The terms of the GL insuring document promise to pay for harm caused by an “occurrence”.  An occurrence is often defined as an accident, including the continuous or repeated exposure to substantially the same general harmful conditions.  Whether harm from the alleged failure to prevent exposure to COVID-19 is caused by an accident may depend on whether the insured party foresaw the claimant’s injury.

One would not expect claim facts to demonstrate or support that a Community Association Board or Board member chose to intentionally cause foreseeable harm to a third party.  Rather, under normal circumstances, the key issue would likely be whether there was an element of chance supporting the position that there was, in fact an accident.

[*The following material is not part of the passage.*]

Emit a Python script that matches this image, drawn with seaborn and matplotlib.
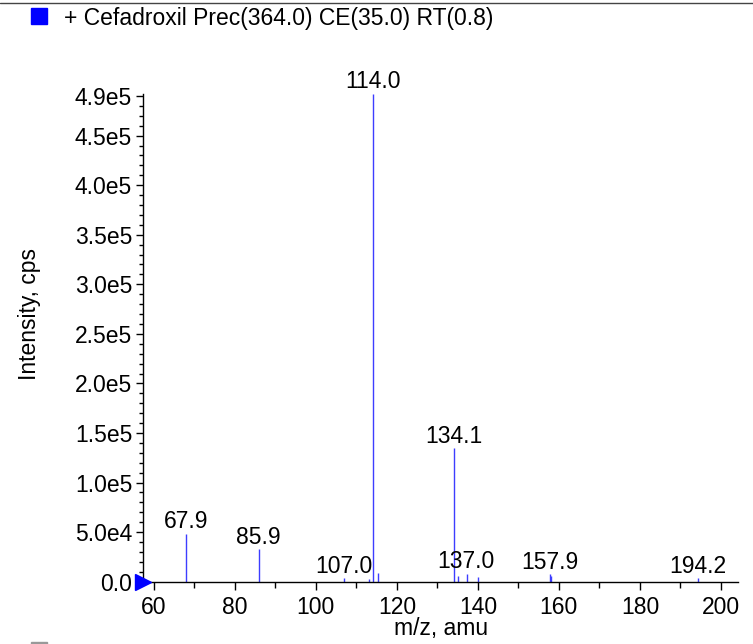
import matplotlib
matplotlib.use("Agg")
import matplotlib.pyplot as plt
from matplotlib.lines import Line2D
from matplotlib.patches import Rectangle
from matplotlib.ticker import MultipleLocator, FixedLocator, FixedFormatter
import seaborn as sns

# spectrum peaks (m/z, intensity in cps)
mz = [67.9, 85.9, 107.0, 113.1, 114.0, 115.4, 134.1, 135.2, 137.2, 140.1, 157.8, 158.1, 194.3]
intensity = [4.85e4, 3.27e4, 3.4e3, 3.0e3, 4.92e5, 9.0e3, 1.345e5, 5.7e3, 7.8e3, 5.0e3, 7.7e3, 6.0e3, 3.4e3]

# annotated peaks
label_mz = [67.9, 85.9, 107.0, 114.0, 134.1, 137.0, 157.9, 194.2]
label_height = [4.85e4, 3.27e4, 3.4e3, 4.92e5, 1.345e5, 7.8e3, 7.7e3, 3.4e3]

ytick_vals = [0, 5e4, 1e5, 1.5e5, 2e5, 2.5e5, 3e5, 3.5e5, 4e5, 4.5e5, 4.9e5]
ytick_text = ["0.0", "5.0e4", "1.0e5", "1.5e5", "2.0e5", "2.5e5", "3.0e5",
              "3.5e5", "4.0e5", "4.5e5", "4.9e5"]

title = "+ Cefadroxil Prec(364.0) CE(35.0) RT(0.8)"

sns.set_style("ticks")
plt.rcParams["font.family"] = ["Liberation Sans", "DejaVu Sans"]
fs = 16.5

W, H = 753, 644
fig = plt.figure(figsize=(W / 100, H / 100), dpi=100)
ax = fig.add_axes([143.3 / W, 1 - 581.7 / H, (738.3 - 143.3) / W, (581.7 - 94) / H])

ax.vlines(mz, 0, intensity, color="#3d3dff", linewidth=1.0)
for x, h in zip(label_mz, label_height):
    ax.annotate(f"{x:.1f}", (x, h), xytext=(0, 4), textcoords="offset points",
                ha="center", va="baseline", fontsize=fs, color="black")

ax.set_xlim(57.4, 204.3)
ax.set_ylim(0, 4.92e5)
ax.xaxis.set_major_locator(MultipleLocator(20))
ax.xaxis.set_minor_locator(MultipleLocator(10))
ax.yaxis.set_major_locator(FixedLocator(ytick_vals))
ax.yaxis.set_major_formatter(FixedFormatter(ytick_text))
ax.yaxis.set_minor_locator(MultipleLocator(1e4))

ax.tick_params(axis="both", which="major", labelsize=fs, direction="out", color="black",
               width=1, labelcolor="black")
ax.tick_params(axis="x", which="major", length=6, pad=4)
ax.tick_params(axis="x", which="minor", length=4, width=1, color="black")
ax.tick_params(axis="y", which="major", length=5, pad=3)
ax.tick_params(axis="y", which="minor", length=3, width=1, color="black")

sns.despine(ax=ax)
for s in ["left", "bottom"]:
    ax.spines[s].set_color("black")
    ax.spines[s].set_linewidth(1)

ax.set_xlabel("m/z, amu", fontsize=fs, color="black")
ax.set_ylabel("Intensity, cps", fontsize=fs, color="black")
ax.xaxis.set_label_coords(0.5, -0.073)
ax.yaxis.set_label_coords(-0.172, 0.549)

# marker at the baseline on the left edge
ax.plot([0], [0], marker=">", markersize=12, color="#0000ff", clip_on=False,
        transform=ax.get_yaxis_transform(), zorder=5)

# header with legend swatch and frame line
fig.add_artist(Line2D([0, 1], [1 - 3 / H, 1 - 3 / H], color="#444444", linewidth=1))
fig.add_artist(Rectangle((31 / W, 1 - 24 / H), 16 / W, 16 / H, color="#0000ff"))
fig.text(64 / W, 1 - 18 / H, title, fontsize=fs, va="center", ha="left", color="black")
fig.add_artist(Rectangle((31 / W, 0), 16 / W, 2 / H, color="#999999"))

fig.savefig("out.png", dpi=100)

We anticipate that some insurers will likely argue, that given the multiple warnings and recommended actions to prevent exposure to COVID-10, that there is no “occurrence”.  But before the carrier is placed in a position or duty to defend, the true question will arise, “is there exclusionary language in the policy that will potentially limit or exclude defense?”

After the SARS outbreak last decade, most insurers added exclusions to the GL for Communicable Diseases and Organic Pathogens/Fungi/Mold/Mildew/Yeast/Microbe.  In addition, the “expected or intended” exclusion in the policy may also prevail unless it can be determined that the Board acted egregiously in the reopening or basic implementation of the “Stay at Home” governmental actions.

General Liability claims are likely to follow this pandemic and claims will be filed.  The best advice from an insurance perspective is to seek and follow the advice of your legal professionals.  This will help reduce the potential for “egregious” behavior and actions on the part of Board members that could lead to an insured or uninsured event.